Credo che questo ministro dell'Istruzione abbia fatto alcune cose positive per l'istruzione italiana: ne ha tranquillizzato le decisioni, prima prese sempre sull'onda dell'emotività impaurita, ha puntato su un recupero estivo innanzitutto umano, ha contribuito a mettere al centro l'istruzione tecnica. Ma su altre questioni, ancora più importanti, il ritardo è già innegabile. Non si vede il respiro delle grandi riforme, e neppure delle semplici riforme, in un anno che ha conosciuto due fenomeni enormi e contrapposti (due stagioni di scuola con il virus e una quantità di risorse, appunto, mai vista prima). Non ha dato risposte serie e progettuali al precariato, possiamo dire anche al precarato migliore, quello che ha attitudine per l'insegnamento e voglia di apprendere e passare sapere. 
 
Non sta offrendo, parliamo sempre di Patrizio Bianchi, un contratto all'altezza delle promesse e delle parole (e all'altezza di ciò che è giusto) a una classe docente in cattedra e precaria.

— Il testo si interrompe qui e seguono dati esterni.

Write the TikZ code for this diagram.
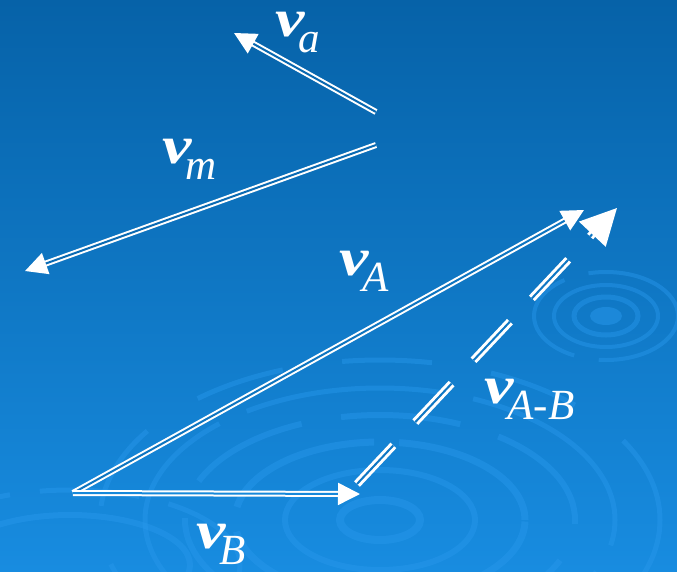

Non si può avere un investimento eccezionale, per molti versi indipendente dalle volontà di governo, sulle infrastrutture scolastiche (asili, palestre, mense) e poi mettere in Legge di bilancio i soliti quattro, offensivi spiccioli per il rinnovo per i docenti e i bidelli. Si devono mettere qui, sul riconoscimento economico, le basi del riconoscimento sociale di una classe professionale a cui si chiede di tornare a essere centro culturale del Paese. Lo ha chiesto il presidente del Consiglio nel suo discorso di insediamento alla Camera. 
 
Se non partiamo dallo stipendio, poi non potrà venire tutto il resto, di cui la politica - compreso il ministro - si riempie la bocca (ma solo nelle trasmissioni dove sa di non rischiare nulla).
 
Un'ultima cosa. Tutti i ministeri dell'Istruzione contemporanei hanno mostrato dipendenza, di pensiero e di azione, dal governo. Dal Mef, dalla Salute, dalla presidenza del Consiglio. Eppure, la qualità e la responsabilità dell'amministrazione del Mi dovrebbero garantirgli una sincera autonomia. Anche Patrizio Bianchi, quelle poche volte che parla, non sembra usare parole sue.